▸ Entries supplied:
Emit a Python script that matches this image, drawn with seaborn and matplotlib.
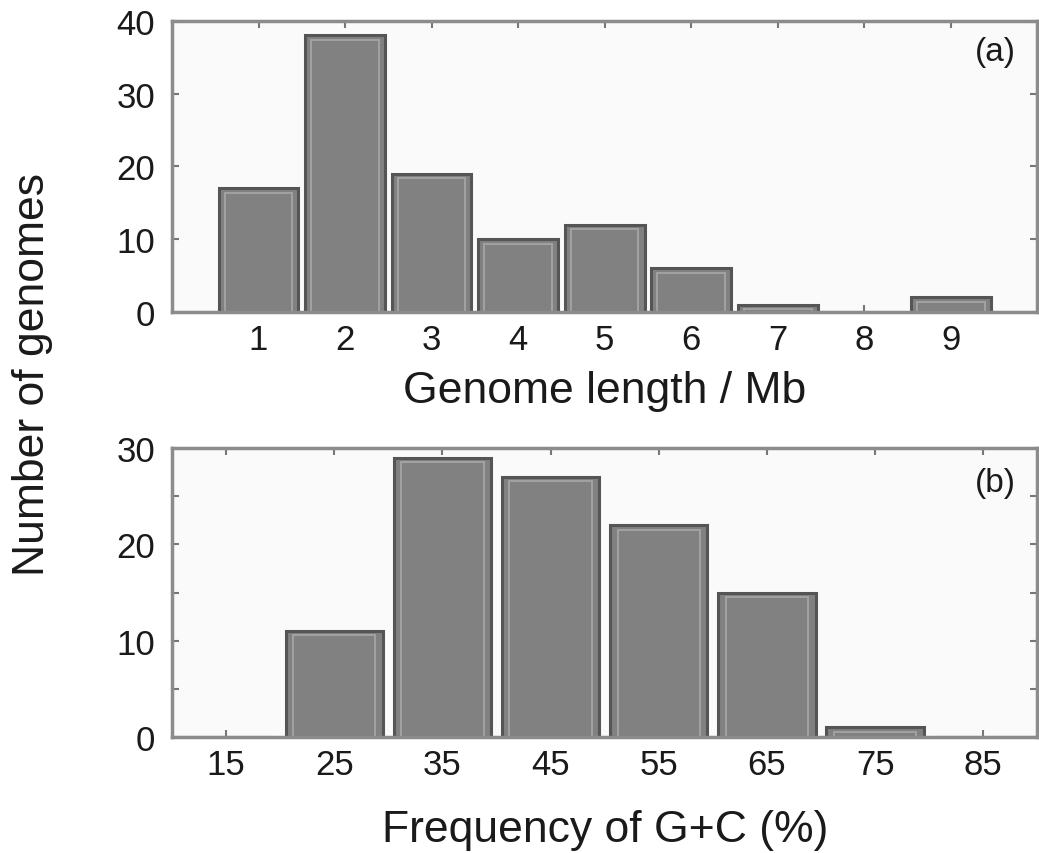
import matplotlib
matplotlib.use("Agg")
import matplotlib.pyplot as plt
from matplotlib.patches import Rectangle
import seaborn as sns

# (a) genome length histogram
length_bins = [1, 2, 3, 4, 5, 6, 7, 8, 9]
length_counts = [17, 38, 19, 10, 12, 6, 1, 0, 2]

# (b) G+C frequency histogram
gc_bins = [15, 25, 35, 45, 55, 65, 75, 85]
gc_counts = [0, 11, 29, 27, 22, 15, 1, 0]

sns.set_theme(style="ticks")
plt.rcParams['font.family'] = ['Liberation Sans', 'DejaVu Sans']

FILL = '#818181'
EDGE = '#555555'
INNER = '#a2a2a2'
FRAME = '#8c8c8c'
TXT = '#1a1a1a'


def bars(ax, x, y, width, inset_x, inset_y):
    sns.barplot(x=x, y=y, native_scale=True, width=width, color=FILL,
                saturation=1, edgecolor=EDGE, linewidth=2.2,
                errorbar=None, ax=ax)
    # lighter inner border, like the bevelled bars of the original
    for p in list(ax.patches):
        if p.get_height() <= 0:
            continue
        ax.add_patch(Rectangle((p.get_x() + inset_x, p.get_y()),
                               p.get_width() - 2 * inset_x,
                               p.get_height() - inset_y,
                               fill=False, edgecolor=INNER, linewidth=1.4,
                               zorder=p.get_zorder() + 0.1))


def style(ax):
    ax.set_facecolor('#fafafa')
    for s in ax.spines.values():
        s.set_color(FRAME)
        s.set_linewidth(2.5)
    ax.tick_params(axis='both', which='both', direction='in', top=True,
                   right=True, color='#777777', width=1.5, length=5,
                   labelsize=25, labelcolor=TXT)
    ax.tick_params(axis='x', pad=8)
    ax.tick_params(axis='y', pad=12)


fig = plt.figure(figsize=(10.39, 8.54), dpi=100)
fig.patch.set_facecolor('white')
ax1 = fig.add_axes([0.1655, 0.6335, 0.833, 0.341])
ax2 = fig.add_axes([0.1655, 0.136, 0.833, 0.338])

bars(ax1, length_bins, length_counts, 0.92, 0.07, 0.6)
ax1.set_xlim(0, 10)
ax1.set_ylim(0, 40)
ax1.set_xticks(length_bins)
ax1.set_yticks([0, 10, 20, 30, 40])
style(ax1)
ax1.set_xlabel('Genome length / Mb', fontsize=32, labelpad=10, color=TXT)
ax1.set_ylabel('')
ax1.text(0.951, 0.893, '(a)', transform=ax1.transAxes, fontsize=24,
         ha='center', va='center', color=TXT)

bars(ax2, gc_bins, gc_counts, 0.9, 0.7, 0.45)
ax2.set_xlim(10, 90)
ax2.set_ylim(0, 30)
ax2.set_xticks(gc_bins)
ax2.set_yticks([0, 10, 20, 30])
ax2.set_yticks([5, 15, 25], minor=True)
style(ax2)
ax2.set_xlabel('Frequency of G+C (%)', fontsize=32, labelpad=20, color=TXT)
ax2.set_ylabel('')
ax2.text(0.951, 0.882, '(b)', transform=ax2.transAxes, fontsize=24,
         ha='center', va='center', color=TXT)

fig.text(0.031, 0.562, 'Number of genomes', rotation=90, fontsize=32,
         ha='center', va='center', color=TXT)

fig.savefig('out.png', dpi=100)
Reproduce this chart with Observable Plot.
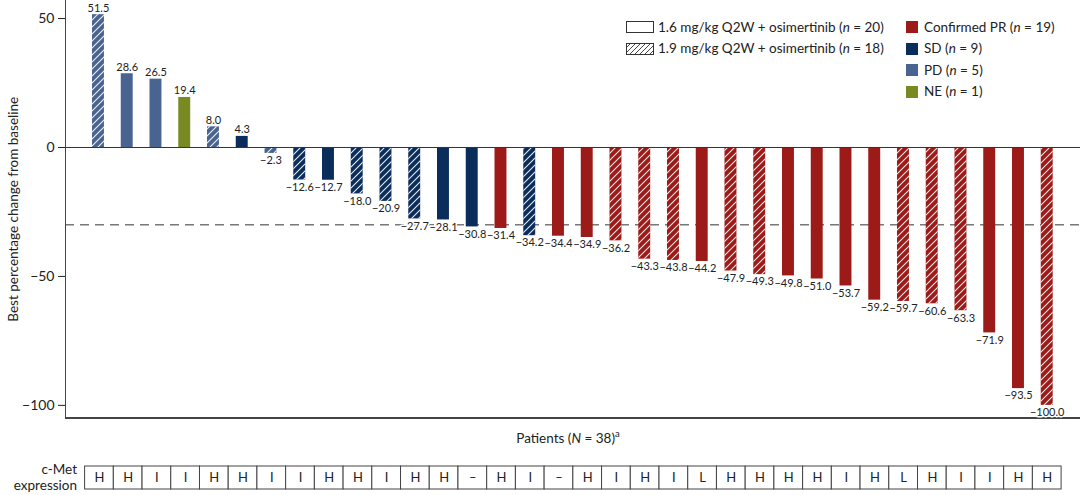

▸ Problem description:
Repeat the records above exactly, from the first line through the line that contains "import seaborn as sns", and leave out the pictures.

▸ Answer to the task:
Emit a Python script that matches this image, drawn with seaborn and matplotlib.
import matplotlib
matplotlib.use("Agg")
import matplotlib.pyplot as plt
from matplotlib.patches import Rectangle
import seaborn as sns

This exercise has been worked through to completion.